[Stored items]
— begin —

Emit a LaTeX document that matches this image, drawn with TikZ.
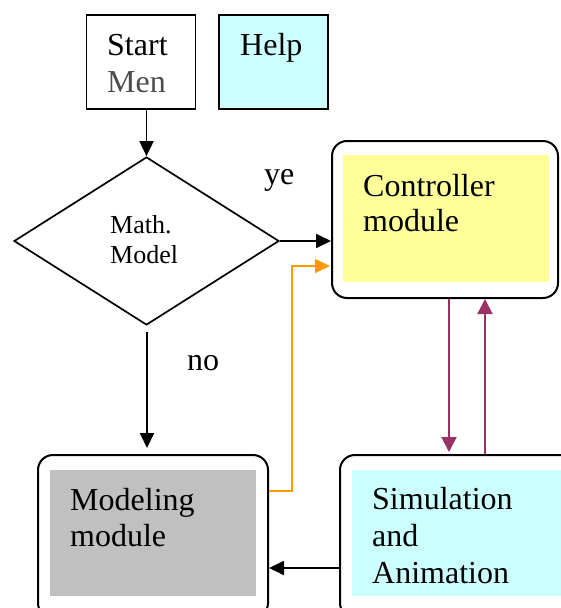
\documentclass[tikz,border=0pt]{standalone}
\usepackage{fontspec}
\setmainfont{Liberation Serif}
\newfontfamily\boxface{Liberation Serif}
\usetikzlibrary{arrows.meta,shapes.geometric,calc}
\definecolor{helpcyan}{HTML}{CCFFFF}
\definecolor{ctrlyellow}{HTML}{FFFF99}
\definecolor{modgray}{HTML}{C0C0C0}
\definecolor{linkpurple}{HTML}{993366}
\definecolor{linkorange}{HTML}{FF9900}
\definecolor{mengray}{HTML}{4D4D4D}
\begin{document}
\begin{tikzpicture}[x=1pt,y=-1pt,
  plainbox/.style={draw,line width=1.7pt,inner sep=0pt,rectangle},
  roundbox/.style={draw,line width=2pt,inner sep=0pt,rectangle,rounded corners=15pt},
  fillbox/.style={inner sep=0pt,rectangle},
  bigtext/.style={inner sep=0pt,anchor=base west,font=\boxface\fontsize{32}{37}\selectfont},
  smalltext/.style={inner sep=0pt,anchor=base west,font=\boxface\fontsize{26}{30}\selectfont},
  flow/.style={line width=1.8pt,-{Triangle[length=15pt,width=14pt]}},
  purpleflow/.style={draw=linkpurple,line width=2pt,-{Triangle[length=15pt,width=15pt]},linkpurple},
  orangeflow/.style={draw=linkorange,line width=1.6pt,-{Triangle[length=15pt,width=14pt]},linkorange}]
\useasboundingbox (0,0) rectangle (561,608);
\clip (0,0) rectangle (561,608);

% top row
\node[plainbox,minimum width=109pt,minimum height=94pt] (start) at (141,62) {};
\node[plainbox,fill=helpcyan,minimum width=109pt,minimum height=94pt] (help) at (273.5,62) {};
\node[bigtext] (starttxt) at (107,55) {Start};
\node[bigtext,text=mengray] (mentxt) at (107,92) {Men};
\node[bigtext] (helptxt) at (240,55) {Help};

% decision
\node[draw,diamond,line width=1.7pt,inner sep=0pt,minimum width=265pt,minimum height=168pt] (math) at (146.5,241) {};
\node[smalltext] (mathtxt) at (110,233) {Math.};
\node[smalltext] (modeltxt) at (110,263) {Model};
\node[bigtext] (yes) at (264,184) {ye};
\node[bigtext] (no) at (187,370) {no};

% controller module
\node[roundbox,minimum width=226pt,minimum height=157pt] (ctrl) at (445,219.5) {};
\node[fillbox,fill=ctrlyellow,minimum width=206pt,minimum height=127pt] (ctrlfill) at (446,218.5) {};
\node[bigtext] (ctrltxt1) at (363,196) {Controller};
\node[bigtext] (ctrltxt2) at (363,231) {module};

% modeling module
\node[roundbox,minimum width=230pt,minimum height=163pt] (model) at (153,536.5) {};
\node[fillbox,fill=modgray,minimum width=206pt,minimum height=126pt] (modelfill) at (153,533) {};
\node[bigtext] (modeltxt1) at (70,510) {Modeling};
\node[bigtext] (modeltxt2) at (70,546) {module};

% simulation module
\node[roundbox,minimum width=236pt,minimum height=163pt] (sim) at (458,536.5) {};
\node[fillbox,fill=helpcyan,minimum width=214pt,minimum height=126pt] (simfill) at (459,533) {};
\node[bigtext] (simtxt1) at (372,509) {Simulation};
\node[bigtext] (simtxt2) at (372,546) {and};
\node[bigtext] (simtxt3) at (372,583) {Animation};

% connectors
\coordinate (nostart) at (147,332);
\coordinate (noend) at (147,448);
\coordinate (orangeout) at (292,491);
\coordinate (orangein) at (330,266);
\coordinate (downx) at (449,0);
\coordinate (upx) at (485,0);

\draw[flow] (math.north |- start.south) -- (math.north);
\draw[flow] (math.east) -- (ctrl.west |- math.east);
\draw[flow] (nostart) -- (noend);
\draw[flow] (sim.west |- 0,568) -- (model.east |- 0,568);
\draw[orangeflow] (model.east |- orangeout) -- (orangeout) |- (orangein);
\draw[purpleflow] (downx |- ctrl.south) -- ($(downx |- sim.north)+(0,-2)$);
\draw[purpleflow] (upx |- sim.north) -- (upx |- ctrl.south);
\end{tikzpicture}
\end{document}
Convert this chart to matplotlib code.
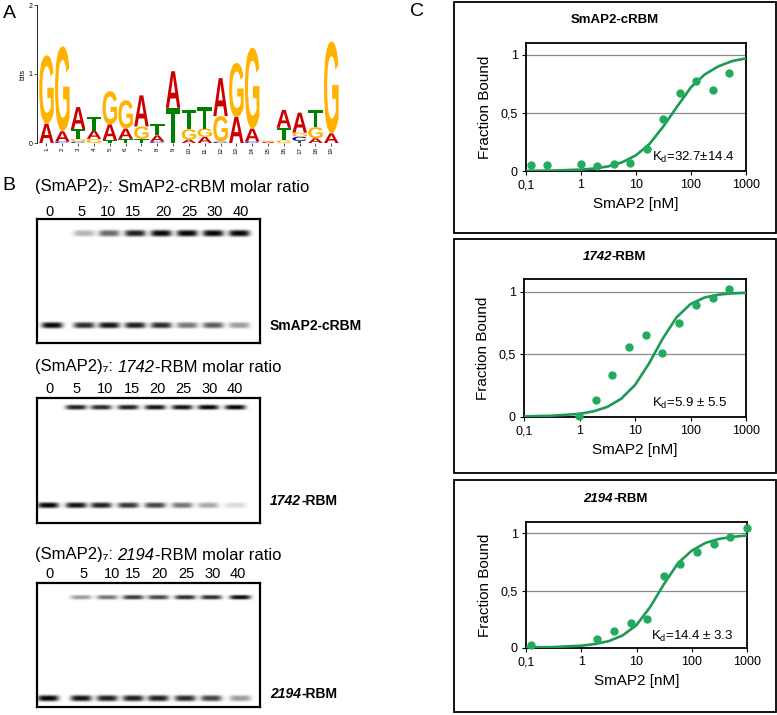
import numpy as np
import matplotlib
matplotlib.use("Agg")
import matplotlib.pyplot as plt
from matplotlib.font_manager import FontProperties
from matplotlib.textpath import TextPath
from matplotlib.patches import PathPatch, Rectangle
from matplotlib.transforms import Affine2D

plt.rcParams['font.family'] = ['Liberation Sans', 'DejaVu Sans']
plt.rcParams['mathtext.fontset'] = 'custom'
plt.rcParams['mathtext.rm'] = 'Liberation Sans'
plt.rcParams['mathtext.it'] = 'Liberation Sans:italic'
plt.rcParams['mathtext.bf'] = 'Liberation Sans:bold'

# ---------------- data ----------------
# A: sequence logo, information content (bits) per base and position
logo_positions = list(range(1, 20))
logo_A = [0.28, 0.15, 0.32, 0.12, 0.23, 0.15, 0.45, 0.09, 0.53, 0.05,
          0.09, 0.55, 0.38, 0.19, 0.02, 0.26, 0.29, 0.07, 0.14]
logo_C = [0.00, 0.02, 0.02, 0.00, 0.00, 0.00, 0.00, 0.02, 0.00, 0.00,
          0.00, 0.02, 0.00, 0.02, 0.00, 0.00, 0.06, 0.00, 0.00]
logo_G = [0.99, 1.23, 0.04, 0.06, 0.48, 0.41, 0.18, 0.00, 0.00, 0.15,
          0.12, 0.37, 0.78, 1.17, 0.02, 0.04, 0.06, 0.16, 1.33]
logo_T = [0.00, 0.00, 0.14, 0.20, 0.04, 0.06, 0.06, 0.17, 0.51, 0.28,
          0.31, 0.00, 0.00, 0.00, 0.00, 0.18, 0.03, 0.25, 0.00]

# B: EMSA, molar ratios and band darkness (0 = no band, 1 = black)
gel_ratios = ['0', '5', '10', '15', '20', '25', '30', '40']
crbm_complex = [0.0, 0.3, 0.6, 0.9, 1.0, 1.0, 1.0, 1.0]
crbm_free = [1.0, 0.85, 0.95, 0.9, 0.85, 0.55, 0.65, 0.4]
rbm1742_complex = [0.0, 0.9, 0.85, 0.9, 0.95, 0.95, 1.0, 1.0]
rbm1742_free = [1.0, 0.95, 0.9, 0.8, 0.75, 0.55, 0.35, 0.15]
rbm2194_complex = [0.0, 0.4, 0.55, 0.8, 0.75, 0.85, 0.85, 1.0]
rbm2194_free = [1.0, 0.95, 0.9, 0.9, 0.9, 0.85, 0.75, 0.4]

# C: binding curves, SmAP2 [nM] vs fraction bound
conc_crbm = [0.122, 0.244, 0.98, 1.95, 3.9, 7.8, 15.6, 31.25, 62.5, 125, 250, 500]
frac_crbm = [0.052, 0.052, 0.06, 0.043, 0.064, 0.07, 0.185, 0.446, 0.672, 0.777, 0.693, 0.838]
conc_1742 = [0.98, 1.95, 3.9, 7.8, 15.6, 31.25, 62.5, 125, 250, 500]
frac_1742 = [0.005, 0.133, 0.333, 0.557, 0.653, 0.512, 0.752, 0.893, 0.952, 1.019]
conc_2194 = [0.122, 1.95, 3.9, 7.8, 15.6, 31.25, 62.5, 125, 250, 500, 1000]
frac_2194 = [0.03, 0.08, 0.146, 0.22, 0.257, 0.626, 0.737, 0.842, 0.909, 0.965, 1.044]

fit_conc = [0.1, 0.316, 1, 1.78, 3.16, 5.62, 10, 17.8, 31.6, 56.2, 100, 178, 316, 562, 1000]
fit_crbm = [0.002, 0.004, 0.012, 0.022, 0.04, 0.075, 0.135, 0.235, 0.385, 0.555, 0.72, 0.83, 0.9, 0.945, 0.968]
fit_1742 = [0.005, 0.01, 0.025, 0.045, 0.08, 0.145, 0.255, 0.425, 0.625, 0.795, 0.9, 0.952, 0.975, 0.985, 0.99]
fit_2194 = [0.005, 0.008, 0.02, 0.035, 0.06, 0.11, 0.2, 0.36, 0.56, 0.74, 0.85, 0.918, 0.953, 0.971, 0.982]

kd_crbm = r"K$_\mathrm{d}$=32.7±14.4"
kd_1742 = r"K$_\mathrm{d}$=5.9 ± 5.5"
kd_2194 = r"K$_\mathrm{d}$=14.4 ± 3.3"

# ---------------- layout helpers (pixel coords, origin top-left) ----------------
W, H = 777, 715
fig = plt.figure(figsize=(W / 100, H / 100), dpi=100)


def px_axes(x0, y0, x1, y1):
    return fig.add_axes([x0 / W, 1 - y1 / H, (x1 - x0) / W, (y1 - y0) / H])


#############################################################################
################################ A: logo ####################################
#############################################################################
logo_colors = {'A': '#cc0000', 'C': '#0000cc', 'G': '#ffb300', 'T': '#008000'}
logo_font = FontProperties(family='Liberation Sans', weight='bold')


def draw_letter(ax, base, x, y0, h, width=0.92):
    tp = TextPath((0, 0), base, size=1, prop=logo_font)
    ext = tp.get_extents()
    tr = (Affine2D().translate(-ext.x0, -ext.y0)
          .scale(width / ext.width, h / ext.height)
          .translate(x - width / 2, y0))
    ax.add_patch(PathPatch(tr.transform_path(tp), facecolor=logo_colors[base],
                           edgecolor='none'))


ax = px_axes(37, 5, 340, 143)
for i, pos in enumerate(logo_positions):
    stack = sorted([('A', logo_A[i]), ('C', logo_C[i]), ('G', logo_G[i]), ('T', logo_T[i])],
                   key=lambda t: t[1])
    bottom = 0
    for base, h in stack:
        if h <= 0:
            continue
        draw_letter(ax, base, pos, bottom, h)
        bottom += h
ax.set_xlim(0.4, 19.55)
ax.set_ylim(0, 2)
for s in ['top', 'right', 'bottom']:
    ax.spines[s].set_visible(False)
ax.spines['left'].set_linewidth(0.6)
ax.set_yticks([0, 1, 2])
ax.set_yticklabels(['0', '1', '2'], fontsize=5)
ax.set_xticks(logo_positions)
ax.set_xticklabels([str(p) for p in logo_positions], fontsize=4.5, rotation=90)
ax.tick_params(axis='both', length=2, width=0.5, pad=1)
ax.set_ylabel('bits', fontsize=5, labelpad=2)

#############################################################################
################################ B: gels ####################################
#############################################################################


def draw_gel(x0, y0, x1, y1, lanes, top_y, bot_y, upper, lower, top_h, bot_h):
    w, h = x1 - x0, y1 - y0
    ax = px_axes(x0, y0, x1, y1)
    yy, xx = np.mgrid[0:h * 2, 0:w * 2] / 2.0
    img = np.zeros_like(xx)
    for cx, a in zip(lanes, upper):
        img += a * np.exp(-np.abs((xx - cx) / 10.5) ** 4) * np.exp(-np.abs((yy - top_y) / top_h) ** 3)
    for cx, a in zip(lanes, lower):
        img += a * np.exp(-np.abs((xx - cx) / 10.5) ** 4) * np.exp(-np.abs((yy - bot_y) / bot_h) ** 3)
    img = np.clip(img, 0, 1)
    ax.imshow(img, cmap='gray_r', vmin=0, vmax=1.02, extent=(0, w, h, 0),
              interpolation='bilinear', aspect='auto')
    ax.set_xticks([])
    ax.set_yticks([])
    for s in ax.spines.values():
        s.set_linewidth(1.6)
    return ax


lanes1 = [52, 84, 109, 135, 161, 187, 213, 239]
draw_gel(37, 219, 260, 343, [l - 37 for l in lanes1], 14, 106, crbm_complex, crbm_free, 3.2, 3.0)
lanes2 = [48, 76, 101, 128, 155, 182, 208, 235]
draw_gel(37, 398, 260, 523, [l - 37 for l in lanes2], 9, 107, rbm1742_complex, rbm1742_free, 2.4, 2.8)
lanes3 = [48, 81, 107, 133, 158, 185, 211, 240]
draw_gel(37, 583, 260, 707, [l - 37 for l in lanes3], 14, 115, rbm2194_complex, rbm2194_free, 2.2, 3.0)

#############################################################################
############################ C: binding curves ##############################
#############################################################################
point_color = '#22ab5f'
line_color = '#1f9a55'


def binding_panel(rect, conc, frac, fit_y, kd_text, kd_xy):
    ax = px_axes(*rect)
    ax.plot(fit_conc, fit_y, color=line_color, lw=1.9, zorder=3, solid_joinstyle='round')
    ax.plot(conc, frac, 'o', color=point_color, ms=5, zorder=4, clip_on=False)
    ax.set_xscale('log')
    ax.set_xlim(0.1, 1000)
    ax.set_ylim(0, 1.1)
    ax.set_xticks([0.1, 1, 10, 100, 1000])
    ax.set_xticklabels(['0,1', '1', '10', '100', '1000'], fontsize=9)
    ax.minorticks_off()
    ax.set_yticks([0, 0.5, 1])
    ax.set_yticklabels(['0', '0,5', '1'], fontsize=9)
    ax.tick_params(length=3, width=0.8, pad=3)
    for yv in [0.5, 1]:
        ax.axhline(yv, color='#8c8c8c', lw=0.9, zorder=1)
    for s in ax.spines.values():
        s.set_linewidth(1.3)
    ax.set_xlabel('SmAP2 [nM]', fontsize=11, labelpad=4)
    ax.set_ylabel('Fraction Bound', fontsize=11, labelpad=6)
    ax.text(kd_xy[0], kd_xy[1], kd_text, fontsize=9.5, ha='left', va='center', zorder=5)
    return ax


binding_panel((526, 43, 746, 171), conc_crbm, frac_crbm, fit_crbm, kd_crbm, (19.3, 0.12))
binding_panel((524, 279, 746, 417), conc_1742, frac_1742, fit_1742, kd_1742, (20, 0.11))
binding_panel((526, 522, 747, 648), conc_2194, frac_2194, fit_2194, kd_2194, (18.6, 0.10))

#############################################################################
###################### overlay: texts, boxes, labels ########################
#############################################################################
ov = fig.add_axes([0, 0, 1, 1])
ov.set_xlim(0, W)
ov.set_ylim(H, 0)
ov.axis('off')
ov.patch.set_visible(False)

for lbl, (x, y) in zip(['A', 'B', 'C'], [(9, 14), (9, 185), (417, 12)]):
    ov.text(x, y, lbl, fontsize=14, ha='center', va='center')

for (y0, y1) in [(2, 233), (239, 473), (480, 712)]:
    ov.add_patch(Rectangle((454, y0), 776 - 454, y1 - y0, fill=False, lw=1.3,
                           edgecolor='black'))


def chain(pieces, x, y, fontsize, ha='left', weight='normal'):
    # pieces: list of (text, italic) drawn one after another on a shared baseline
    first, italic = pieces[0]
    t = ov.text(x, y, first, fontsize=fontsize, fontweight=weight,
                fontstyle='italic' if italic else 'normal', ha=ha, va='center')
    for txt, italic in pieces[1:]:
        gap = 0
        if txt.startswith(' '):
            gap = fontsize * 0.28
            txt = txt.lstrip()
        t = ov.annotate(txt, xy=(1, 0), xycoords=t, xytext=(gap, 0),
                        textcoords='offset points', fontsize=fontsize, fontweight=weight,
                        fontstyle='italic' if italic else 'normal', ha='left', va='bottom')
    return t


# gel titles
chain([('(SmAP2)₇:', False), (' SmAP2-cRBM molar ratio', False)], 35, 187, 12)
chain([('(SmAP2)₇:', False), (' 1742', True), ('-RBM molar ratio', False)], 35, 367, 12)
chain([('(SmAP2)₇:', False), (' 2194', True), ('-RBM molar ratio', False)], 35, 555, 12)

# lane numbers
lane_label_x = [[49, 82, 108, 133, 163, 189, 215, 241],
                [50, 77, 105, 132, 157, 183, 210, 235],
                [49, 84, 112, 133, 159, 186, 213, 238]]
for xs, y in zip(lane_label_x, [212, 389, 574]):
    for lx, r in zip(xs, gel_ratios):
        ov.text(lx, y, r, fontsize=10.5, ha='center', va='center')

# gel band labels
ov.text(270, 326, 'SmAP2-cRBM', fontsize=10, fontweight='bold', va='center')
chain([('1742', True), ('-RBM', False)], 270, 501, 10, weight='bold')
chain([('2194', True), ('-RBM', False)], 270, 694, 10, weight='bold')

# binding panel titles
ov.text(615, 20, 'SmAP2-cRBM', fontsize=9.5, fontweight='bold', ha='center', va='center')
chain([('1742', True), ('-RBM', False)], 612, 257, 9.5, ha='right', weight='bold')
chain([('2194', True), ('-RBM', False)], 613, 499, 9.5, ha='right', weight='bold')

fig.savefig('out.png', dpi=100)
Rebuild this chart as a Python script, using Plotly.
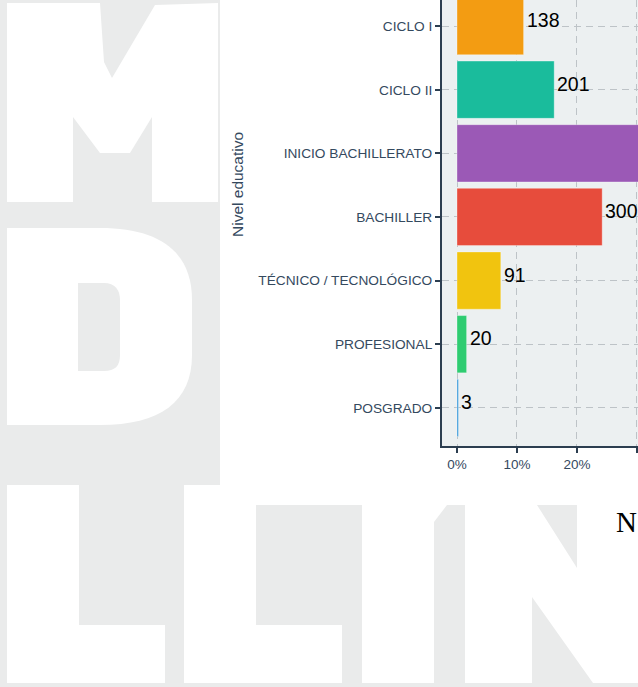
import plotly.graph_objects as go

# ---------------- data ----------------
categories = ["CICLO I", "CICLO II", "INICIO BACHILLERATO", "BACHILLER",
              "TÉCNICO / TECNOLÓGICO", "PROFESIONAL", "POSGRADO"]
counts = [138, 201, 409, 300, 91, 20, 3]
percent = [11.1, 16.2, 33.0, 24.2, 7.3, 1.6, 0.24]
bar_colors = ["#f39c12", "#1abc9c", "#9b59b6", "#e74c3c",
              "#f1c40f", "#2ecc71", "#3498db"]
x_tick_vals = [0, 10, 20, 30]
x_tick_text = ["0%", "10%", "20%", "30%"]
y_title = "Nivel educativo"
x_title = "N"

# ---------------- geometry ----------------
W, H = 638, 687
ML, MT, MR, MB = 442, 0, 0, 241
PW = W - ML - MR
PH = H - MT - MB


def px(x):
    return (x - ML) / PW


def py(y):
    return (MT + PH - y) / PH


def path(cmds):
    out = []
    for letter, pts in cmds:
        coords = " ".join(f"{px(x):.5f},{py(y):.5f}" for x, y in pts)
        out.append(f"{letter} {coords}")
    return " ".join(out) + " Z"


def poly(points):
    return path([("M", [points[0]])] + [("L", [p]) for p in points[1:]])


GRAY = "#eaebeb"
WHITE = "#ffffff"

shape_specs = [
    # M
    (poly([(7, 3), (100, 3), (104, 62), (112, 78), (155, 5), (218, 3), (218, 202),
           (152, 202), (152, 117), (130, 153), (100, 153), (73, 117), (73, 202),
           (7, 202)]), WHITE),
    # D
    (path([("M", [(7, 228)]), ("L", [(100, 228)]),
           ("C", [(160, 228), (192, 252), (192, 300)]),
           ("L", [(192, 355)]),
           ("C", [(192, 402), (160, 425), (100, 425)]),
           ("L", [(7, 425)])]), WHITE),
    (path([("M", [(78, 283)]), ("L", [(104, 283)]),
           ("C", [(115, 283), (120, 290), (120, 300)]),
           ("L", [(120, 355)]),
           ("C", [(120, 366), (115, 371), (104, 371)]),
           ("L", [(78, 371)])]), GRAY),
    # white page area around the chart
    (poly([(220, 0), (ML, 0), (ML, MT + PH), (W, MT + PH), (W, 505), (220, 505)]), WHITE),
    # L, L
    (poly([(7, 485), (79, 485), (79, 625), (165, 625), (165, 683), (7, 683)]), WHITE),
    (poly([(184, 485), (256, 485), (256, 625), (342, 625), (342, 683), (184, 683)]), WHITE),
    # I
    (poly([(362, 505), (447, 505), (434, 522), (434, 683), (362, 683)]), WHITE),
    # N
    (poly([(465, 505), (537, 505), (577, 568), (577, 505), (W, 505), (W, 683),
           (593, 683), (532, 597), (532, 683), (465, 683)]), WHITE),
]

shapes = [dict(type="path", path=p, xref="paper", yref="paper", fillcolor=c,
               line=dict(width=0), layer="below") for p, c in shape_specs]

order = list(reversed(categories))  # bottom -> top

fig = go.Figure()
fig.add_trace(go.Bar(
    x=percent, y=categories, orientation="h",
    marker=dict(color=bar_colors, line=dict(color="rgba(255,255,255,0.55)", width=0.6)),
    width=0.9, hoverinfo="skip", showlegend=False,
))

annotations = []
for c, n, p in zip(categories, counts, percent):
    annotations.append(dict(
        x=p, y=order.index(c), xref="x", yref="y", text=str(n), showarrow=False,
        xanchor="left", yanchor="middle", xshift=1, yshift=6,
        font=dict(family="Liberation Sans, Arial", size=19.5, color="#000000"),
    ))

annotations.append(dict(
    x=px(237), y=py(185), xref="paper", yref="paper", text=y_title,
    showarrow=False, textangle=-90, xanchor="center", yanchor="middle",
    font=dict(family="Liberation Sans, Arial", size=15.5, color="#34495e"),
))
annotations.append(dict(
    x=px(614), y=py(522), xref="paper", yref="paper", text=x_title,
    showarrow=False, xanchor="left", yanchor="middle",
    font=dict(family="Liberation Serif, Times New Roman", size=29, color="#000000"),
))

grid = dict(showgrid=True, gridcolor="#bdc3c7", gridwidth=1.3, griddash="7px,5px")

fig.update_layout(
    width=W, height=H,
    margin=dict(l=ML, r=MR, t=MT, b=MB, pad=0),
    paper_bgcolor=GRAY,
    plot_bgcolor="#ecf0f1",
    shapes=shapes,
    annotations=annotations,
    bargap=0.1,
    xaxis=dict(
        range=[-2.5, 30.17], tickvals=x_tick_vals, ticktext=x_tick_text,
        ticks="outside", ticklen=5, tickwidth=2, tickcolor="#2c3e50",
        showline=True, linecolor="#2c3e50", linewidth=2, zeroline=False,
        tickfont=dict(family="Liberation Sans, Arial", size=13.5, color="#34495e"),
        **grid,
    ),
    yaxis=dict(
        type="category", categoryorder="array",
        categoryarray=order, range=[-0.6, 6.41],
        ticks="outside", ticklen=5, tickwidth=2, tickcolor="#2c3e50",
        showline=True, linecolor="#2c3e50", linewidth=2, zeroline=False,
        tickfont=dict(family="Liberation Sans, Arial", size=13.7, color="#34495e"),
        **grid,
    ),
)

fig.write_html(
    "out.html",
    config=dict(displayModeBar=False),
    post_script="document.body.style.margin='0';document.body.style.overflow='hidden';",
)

— end —

* Goal
What's needed is an exact copy of the records above from the line containing "Convert this chart to matplotlib code." down to the line containing "plt.rcParams['mathtext.bf'] = 'Liberation", both included, without any pictures.

* Final answer
Convert this chart to matplotlib code.
import numpy as np
import matplotlib
matplotlib.use("Agg")
import matplotlib.pyplot as plt
from matplotlib.font_manager import FontProperties
from matplotlib.textpath import TextPath
from matplotlib.patches import PathPatch, Rectangle
from matplotlib.transforms import Affine2D

plt.rcParams['font.family'] = ['Liberation Sans', 'DejaVu Sans']
plt.rcParams['mathtext.fontset'] = 'custom'
plt.rcParams['mathtext.rm'] = 'Liberation Sans'
plt.rcParams['mathtext.it'] = 'Liberation Sans:italic'
plt.rcParams['mathtext.bf'] = 'Liberation Sans:bold'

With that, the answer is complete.